Panel Paper: Successful Characteristics of Job Training Programs for Disadvantaged Workers: A Mixed-Methods Evaluation of Several Contemporaneous Training Programs in New Orleans

Thursday, November 7, 2019
Plaza Building: Concourse Level, Plaza Ballroom F (Sheraton Denver Downtown)

*Names in bold indicate Presenter

Matthew D. Baird, John Engberg, Gabriella Gonzalez, Thomas Goughnour, Italo Gutierrez and Rita Karam, RAND Corporation

There is a wide literature on the effectiveness of job training programs for disadvantaged workers. Some programs have been found to be successful, leading to higher employment rates and earnings, while other programs have been found to not be effective. However, it is difficult to make comparisons of the programs with each other, given the large differences in the underlying recruited populations, differences in the local governments involved, and differences in the local economy and timing of the program in the business cycle, among other things. In this paper, we leverage an evaluation of over 20 separate training cohorts all happening within a three year span in the same city. All were implemented by the city of New Orleans through funding by the U.S. Department of Labor Workforce Innovation Fund using a randomized controlled trial design.

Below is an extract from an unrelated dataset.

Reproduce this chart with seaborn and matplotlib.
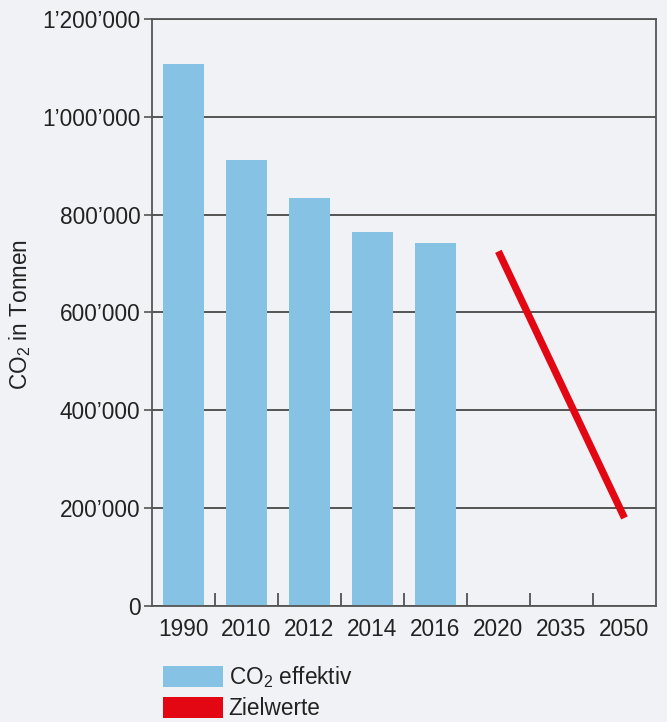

This solves the comparability problem by having the same underlying population and local economy and implementer, unlike the literature. However, elements of the training programs we would want to compare did differ across cohorts. There was variation in how the trainees were selected from the pool of applicants, different training providers, different training pathways, and different experiences in actual training. This led to wide variation in the success of the programs in terms of employment outcomes post-training as estimated from the RCT design. In this study, we perform a mixed-methods evaluation design to estimate the success of each separate training cohort and then evaluate the characteristics related to success or non-success of a cohort to shed new light on what makes these types of programs successful. We use administrative data on quarterly earnings and criminal justice outcomes for the quantitative analysis and conducted interviews with training providers and local firms, telephone surveys with treatment and control individuals, and focus groups with trainees regarding their training experience. We evaluate what characteristics are most likely to lead to effective job training programs while holding constant the underlying populations of interest, a key contribution to the literature, and come out with suggestions of key elements of a training program for disadvantage workers that would improve successfulness of these programs.